Just a year ago, Denver was still basking in the glow of winning the Super Bowl when the Mile High City was named the "Best Place to Live in the USA" by U.S. News & World Report. Every year, the publication analyzes 100 metro areas in the United States to find the best places to live based on quality of life and the job market, as well as the value of living there, and Denver landed at number one. Everyone was high on this town, it seemed.
But the Broncos didn't come close to the Super Bowl this round, and now the new U.S. News rankings have shoved Denver into the number-two spot. (At least that's better than the 51st slot, where Denver recently landed on a GoodCall list.)

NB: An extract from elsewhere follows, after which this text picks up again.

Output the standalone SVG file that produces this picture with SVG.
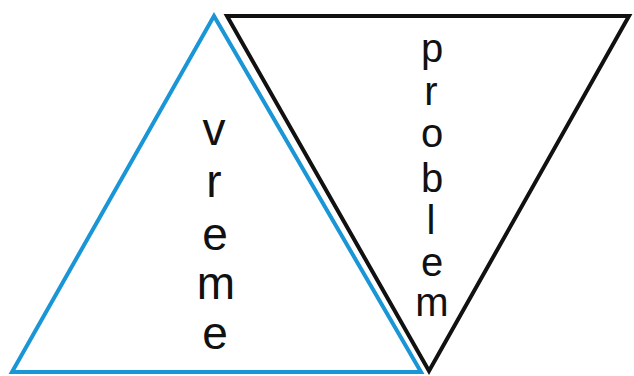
<svg xmlns="http://www.w3.org/2000/svg" width="634" height="376" viewBox="0 0 634 376">
<style>
.t{font-family:"Liberation Sans",Arial,sans-serif;font-size:46px;fill:#111;text-anchor:middle}
.s{font-size:40px}
</style>
<rect width="634" height="376" fill="#fff"/>
<g id="vreme">
<polygon points="214,16 12,372 421,372" fill="none" stroke="#1a95d6" stroke-width="4" stroke-linejoin="miter"/>
<text class="t"><tspan x="214" y="145">v</tspan><tspan x="214" y="197">r</tspan><tspan x="215" y="250">e</tspan><tspan x="216" y="299">m</tspan><tspan x="215" y="349">e</tspan></text>
</g>
<g id="problem">
<polygon points="227,16 629,16 429,371" fill="none" stroke="#111" stroke-width="4" stroke-linejoin="miter"/>
<text class="t s"><tspan x="432" y="62">p</tspan><tspan x="431" y="105">r</tspan><tspan x="432" y="147">o</tspan><tspan x="432" y="192">b</tspan><tspan x="431" y="234">l</tspan><tspan x="432" y="276">e</tspan><tspan x="432" y="316">m</tspan></text>
</g>
<g id="connectors"></g>
</svg>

Who got the top spot this time? Denver's frequent nemesis, Austin, which earned a 7.8 overall score (out of a possible 10). With a new overall score of 7.5, the Mile High City barely edged out the number-three finisher, San Jose, which took a heavy hit on value to average out at 7.4. What hurt Denver this time? Quality of life, a pathetic 6.8 compared to Austin's 7.3.
Did the Broncos' lousy showing contribute to this city's slide? Here's the new U.S. News description of Denver:
Founded in the mid-1800s as a mining hub during the gold rush, Denver has come a long way since its Wild West days. Over time, its residents have evolved from gun-slinging gamblers into an easygoing crowd of ambitious, progressive-minded fitness fanatics and nature lovers who are eager to push the envelope on everything from civil rights to drug laws. Nicknamed the Mile High City for its 5,280-foot elevation (although officially reported as 5,279 feet), Denver's location at the base of the Rocky Mountains provides a gateway to a slew of outdoor pursuits, although it is probably best known for its devout ski and snowboard enthusiasts.
To clarify a common misconception, Denver is not a mountain town. It actually takes at least an hour to drive to the Rockies. But there are some great places for recreating within a 30-minute drive of downtown, such as Red Rocks Park and Cherry Creek State Park.
Some might say that Denver is experiencing a gold rush of a different color: green. After Colorado residents voted to legalize recreational marijuana in 2012, Denver has seen a surge in cannabis-related commerce, from dispensaries to magazines to high-tech paraphernalia like vaporizers, rolling papers, lotions and storage containers – and the industry is just gaining speed.
We'll consider cannabis our consolation prize. Better luck next year, Denver.